Ça, les autres, c'est souvent des têtes de bois. Faut pas s'user à leur faire entrer
quelque chose dans le crâne s'ils veulent pas. Si c'est ce que vous essayez de
faire, vous vous râpez les nerfs pour des noix.[p.104]
Il y a pas mal d'années, une vive controverse (c'est-à-dire une tempête dans un verre
d'eau helvétique) était née entre un écrivain doté d'un Prix Goncourt et
un critique littéraire vaudois qui lui reprochait de ne pas savoir rendre les
dialogues de manière "réaliste". Un débat de plus dans le petit monde
des Lettres romand auquel notre professeur de littérature avait jugé bon de consacrer une heure de cours (ce qui m'avait semblé alors un peu longuet : la langue parlée et la langue écrite sont des choses qui n'ont rien à voir. Elles ne roulent pas sur les mêmes rails. A chacune son territoire. Essayez donc de transcrire un discours. Plus vous lui serez fidèle et plus les répétitions, les hésitations, les suspensions deviendront insupportables à déchiffrer). Toutefois, depuis lors, quand je lis des romans très
dialogués je suis sensible à la vivacité des entretiens.

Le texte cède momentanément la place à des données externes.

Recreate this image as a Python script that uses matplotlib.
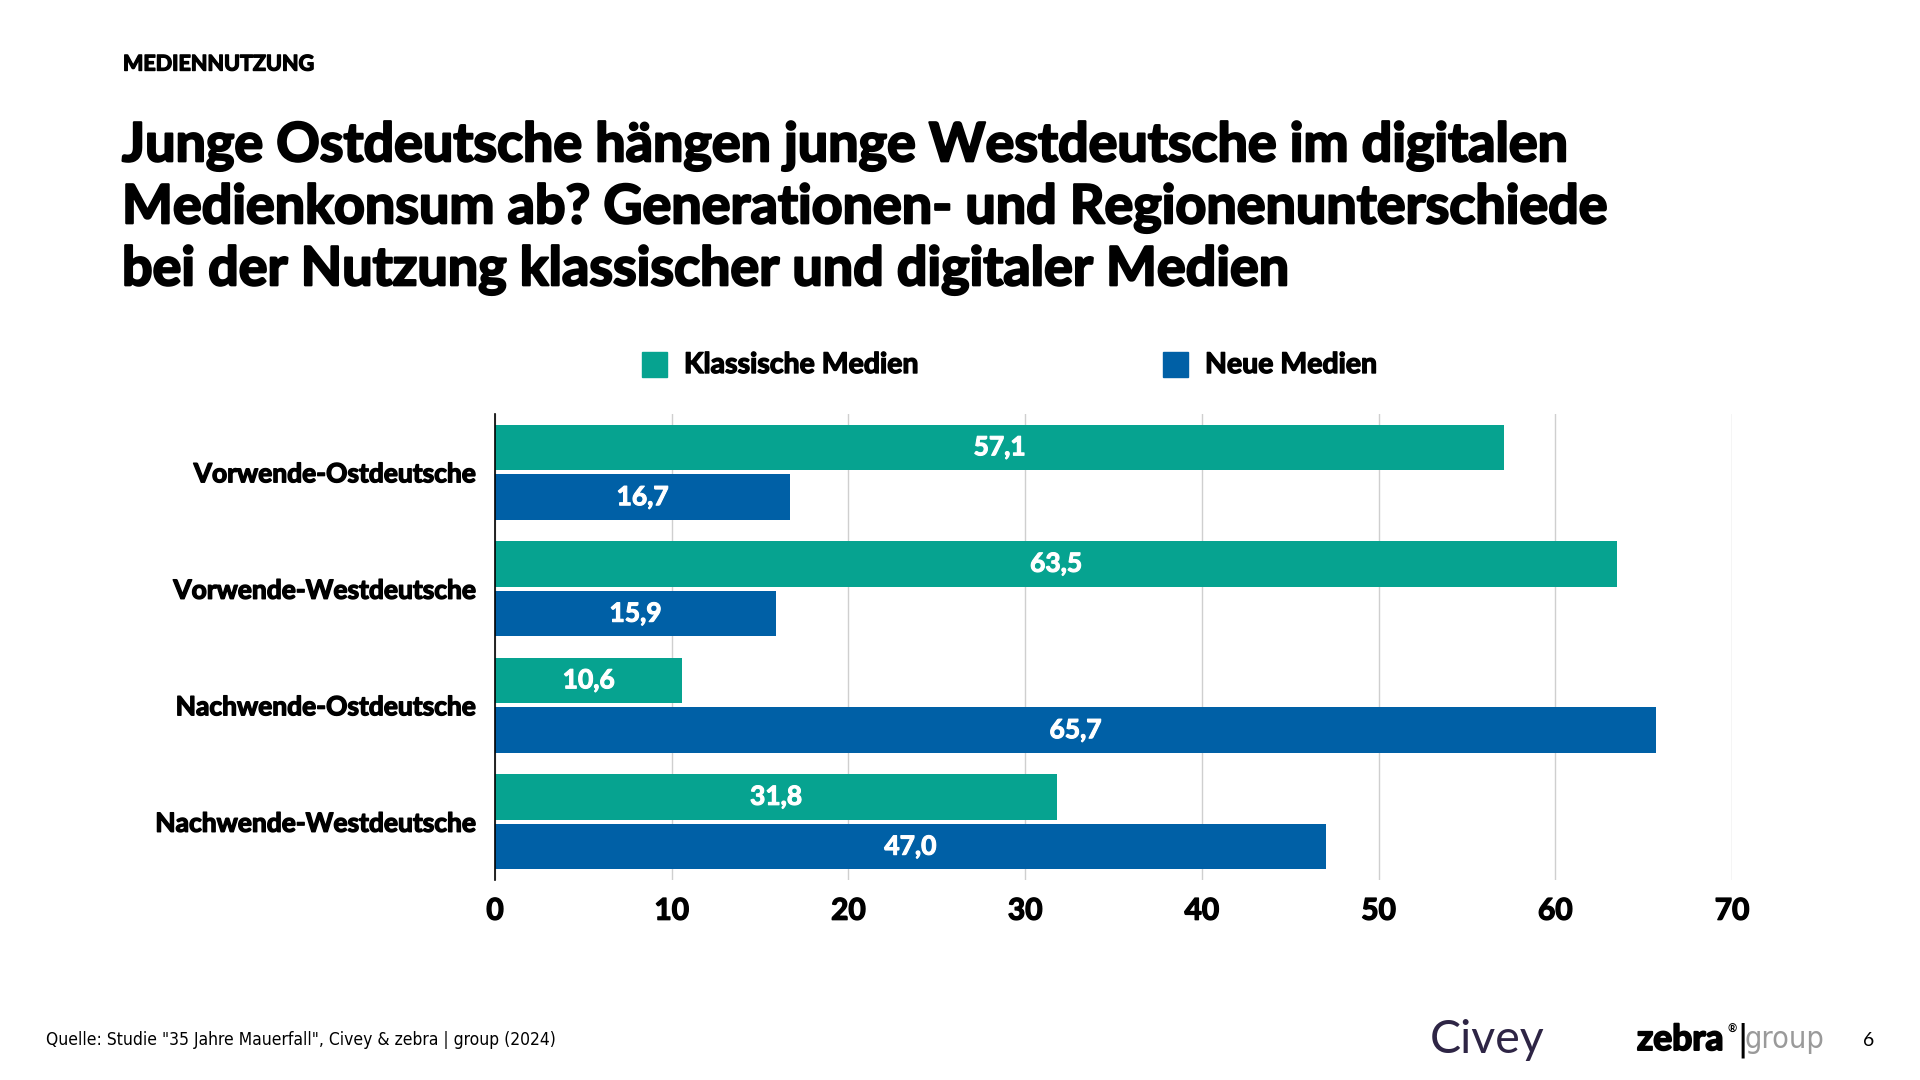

Avec " Sous les vents de Neptune", un Vargas de très bonne tenue que je n'avais pas relu depuis sa sortie en 2004, l'autrice donne du piment à toutes les scènes et réussit le coup de force de rédiger quasiment la moitié des échanges en canadien. C'est savoureux, sans compter l'intrigue terriblement bien construite. De quoi passer une ou deux après-midis à hoqueter de rire tandis que mésanges et rouges-gorges se pressent sur la terrasse :
Inquiète-toi pas, je l'ai pogné par les schnolles dans son pick-up. Mais pour le faire jaser, ça a été une autre affaire. Il se tenait sur sa grandeur et il m'a d'abord conté des romances par poignées. Alors j'y suis allé tout fin drette et je l'ai menacé de le mettre à la glacière. [p.422]Tu m'as bien niaisé en prenant le bord tout d'une fripe. Pour te parler dans la face, je dois te dire que je me suis fâché noir.[p.435]T'as la tête croche, pour un pelleteux des nuages.

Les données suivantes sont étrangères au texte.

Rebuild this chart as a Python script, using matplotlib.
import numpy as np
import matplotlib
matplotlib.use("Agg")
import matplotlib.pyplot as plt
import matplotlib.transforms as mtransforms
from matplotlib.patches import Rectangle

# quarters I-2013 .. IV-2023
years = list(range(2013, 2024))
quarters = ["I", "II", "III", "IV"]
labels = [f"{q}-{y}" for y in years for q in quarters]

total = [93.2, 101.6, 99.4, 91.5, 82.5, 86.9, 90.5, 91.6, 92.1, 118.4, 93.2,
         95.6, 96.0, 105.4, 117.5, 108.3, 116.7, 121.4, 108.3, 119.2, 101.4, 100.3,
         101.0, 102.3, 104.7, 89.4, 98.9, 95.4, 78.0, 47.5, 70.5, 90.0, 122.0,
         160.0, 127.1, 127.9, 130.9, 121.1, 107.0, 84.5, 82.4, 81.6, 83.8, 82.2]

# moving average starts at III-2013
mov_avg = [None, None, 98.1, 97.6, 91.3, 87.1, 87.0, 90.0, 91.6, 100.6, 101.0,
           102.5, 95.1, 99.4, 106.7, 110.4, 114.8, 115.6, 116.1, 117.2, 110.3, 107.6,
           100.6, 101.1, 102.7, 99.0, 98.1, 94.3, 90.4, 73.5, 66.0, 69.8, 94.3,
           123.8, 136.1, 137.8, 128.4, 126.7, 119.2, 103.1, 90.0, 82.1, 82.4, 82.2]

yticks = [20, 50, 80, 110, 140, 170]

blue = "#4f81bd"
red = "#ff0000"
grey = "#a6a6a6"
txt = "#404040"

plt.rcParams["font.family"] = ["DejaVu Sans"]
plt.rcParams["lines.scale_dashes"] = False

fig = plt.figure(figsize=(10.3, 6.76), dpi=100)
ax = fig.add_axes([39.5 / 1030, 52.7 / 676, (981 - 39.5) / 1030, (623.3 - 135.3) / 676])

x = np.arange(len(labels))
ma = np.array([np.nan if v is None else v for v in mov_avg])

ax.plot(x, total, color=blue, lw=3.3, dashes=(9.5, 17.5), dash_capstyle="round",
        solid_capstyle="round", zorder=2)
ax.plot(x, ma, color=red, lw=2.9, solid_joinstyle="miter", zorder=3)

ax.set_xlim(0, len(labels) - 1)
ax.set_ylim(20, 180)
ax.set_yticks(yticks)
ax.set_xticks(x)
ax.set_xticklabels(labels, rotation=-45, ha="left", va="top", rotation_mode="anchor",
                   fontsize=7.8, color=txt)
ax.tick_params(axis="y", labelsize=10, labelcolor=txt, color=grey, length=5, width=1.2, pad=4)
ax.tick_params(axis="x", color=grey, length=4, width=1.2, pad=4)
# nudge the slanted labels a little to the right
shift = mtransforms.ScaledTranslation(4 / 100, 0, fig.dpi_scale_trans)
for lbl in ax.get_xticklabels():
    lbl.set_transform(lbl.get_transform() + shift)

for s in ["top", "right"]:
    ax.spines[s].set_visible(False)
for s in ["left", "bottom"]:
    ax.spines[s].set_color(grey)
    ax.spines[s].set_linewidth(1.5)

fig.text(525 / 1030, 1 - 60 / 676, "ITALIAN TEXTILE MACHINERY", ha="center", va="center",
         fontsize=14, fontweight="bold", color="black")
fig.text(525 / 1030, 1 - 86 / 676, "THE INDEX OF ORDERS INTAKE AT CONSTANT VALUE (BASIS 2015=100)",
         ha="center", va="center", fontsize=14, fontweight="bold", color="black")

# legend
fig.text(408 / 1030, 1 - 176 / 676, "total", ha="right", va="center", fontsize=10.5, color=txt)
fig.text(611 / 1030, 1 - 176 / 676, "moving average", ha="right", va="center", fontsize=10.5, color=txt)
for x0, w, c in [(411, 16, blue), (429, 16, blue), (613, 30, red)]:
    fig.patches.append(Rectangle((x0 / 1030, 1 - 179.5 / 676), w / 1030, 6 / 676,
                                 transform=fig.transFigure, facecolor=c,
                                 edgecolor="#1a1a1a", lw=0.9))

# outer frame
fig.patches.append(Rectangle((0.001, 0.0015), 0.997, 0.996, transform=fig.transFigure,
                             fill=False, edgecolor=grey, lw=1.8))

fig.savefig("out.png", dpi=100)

Je suis pas devineux, mais je dirais de prendre ta logique à deux mains et d'allumer tes lumières.[p.439]
Ton gros casque, Brézillon, il a convié le surintendant, histoire qu'ils ramarrent les bouts ensemble. [p.428]
Criss, ça fait plaisir de voir ça [...]. Tout le monde est habillé fouledresse, hein ? T'es bien beau sur ton fourty-five.[p.435]
Et la morale de l'histoire, c'est Sanscartier le Bon, le doux, l'indispensable qui la prononce : Le prends pas personnel, mais si ça te colle les bleus, c'est que tu te mélanges dans ton tricotage.